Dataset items
_ _ _

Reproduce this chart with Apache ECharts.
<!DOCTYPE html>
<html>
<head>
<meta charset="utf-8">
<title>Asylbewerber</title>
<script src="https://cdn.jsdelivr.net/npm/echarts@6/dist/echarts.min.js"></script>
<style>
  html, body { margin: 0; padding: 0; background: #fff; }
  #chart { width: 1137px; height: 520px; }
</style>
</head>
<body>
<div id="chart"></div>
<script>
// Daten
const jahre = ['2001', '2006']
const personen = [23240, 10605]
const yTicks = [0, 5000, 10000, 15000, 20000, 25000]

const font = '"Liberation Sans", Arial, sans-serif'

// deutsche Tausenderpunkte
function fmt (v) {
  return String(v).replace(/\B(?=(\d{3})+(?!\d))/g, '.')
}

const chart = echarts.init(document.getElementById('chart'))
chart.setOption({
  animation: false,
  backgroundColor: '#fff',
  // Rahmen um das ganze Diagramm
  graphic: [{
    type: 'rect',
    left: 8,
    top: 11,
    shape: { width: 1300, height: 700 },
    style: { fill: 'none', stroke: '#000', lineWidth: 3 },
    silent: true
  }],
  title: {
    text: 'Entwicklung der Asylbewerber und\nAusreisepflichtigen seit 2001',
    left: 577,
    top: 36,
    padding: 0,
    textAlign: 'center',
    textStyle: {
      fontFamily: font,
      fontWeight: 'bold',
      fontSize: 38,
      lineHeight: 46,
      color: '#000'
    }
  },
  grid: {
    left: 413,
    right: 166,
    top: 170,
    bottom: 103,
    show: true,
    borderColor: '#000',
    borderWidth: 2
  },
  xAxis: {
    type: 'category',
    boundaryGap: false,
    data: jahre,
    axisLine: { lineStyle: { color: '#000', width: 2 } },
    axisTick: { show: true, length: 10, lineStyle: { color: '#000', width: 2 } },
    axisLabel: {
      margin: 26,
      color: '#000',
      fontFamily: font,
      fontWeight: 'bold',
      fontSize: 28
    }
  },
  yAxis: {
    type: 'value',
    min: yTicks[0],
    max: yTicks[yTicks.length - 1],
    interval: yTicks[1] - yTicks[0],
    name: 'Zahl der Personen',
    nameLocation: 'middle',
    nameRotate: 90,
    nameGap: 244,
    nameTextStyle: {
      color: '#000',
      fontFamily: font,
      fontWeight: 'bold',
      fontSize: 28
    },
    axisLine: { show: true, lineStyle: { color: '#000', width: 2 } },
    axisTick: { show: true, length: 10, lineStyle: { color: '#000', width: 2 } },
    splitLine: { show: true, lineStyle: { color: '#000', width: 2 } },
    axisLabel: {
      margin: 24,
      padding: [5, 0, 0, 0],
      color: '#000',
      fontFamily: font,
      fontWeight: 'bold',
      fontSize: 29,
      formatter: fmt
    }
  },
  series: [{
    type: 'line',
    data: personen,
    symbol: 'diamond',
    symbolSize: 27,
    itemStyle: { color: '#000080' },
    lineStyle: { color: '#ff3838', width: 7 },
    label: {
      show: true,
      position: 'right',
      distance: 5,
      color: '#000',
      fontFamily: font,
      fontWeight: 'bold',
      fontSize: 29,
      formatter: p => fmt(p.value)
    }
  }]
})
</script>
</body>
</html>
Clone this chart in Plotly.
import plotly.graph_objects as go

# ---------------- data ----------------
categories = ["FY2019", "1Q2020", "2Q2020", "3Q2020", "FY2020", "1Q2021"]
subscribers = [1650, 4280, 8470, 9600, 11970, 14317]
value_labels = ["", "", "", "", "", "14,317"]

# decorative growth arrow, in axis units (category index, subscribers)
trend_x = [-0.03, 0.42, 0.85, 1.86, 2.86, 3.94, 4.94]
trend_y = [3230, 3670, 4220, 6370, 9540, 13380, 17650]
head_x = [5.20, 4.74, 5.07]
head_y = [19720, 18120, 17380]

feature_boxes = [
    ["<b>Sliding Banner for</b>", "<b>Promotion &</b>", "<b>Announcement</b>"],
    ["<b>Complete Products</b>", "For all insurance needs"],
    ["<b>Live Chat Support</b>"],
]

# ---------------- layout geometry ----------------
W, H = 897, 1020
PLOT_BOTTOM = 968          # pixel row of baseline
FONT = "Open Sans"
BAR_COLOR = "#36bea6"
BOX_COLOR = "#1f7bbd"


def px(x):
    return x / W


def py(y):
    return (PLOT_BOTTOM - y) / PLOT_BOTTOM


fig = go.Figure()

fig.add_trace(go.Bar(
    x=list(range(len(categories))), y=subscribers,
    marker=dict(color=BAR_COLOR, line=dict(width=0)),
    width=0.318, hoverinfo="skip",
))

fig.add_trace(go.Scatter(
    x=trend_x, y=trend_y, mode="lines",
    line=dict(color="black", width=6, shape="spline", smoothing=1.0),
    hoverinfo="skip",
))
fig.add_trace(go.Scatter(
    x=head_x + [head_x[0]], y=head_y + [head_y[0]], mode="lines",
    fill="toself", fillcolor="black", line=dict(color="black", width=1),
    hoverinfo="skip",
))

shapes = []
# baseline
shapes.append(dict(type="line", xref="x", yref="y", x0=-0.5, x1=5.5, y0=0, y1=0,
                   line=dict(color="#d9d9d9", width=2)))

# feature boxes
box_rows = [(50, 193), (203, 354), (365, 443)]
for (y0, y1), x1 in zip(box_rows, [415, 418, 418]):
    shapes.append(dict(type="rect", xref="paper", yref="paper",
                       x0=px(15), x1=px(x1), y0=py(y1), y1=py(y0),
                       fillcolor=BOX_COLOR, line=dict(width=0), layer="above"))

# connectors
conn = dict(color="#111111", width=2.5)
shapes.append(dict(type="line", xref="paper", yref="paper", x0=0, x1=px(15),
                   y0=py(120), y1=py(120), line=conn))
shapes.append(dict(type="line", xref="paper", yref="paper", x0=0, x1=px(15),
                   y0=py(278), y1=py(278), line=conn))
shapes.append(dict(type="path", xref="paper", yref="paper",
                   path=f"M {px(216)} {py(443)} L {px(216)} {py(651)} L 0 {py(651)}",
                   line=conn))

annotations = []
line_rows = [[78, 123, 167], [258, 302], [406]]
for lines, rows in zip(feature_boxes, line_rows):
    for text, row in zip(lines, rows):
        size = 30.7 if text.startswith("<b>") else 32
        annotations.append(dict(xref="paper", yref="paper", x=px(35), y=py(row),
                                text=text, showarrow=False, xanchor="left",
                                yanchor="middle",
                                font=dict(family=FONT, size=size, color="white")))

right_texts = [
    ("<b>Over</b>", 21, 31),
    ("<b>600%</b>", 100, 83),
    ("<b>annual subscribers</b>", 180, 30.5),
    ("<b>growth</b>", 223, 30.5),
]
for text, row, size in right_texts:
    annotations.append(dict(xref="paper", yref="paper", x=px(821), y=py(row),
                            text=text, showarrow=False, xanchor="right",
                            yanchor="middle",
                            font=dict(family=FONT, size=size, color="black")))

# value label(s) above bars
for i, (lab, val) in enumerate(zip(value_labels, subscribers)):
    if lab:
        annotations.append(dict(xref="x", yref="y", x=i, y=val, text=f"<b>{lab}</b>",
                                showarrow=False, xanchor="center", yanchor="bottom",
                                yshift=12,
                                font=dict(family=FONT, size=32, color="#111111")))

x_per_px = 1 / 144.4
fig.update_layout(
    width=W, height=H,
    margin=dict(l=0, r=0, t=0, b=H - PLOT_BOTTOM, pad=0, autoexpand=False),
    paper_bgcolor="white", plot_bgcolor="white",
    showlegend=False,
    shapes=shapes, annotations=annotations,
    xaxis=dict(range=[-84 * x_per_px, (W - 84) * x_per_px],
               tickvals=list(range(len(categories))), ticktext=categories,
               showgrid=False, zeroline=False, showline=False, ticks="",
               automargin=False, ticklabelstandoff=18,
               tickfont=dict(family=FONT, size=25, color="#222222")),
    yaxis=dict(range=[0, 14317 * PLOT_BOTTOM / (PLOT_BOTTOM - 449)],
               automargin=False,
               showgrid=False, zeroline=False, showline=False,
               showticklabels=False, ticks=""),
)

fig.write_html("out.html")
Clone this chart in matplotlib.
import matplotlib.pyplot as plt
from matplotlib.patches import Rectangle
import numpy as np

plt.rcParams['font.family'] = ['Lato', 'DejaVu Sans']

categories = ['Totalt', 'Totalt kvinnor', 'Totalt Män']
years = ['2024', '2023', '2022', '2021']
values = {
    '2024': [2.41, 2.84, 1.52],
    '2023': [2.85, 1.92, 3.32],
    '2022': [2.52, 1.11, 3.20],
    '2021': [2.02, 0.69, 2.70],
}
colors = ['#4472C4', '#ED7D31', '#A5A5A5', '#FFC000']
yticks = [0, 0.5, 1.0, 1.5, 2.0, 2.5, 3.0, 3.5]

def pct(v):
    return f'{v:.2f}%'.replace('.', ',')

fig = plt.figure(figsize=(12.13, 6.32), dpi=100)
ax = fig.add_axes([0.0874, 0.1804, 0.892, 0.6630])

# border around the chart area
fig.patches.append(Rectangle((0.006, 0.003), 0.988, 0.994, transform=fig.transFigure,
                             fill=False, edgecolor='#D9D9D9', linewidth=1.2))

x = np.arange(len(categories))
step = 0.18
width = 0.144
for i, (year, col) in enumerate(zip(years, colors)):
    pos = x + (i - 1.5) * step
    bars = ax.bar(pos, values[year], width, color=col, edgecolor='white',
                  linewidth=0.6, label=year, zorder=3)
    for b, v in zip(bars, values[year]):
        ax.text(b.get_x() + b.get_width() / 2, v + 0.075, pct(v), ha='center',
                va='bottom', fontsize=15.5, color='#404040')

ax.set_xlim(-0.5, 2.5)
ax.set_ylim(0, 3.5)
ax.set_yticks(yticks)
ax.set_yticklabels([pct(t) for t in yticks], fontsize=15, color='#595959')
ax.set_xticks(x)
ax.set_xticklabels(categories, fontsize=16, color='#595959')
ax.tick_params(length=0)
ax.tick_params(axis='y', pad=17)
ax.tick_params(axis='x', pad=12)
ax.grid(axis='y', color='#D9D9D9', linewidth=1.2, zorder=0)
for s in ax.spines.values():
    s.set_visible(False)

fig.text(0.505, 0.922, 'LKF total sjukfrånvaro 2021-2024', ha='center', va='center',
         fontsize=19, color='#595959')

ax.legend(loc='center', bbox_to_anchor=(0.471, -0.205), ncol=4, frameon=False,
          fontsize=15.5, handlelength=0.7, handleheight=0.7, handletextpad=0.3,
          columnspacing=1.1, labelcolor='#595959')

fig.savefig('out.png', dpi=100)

_ _ _

• [To do] Using the data above, repeat exactly the lines that begin at the line with "Clone this chart in Plotly." and end at the line with "import plotly.graph_objects as go", both ends included.

• [Exercise result]
Clone this chart in Plotly.
import plotly.graph_objects as go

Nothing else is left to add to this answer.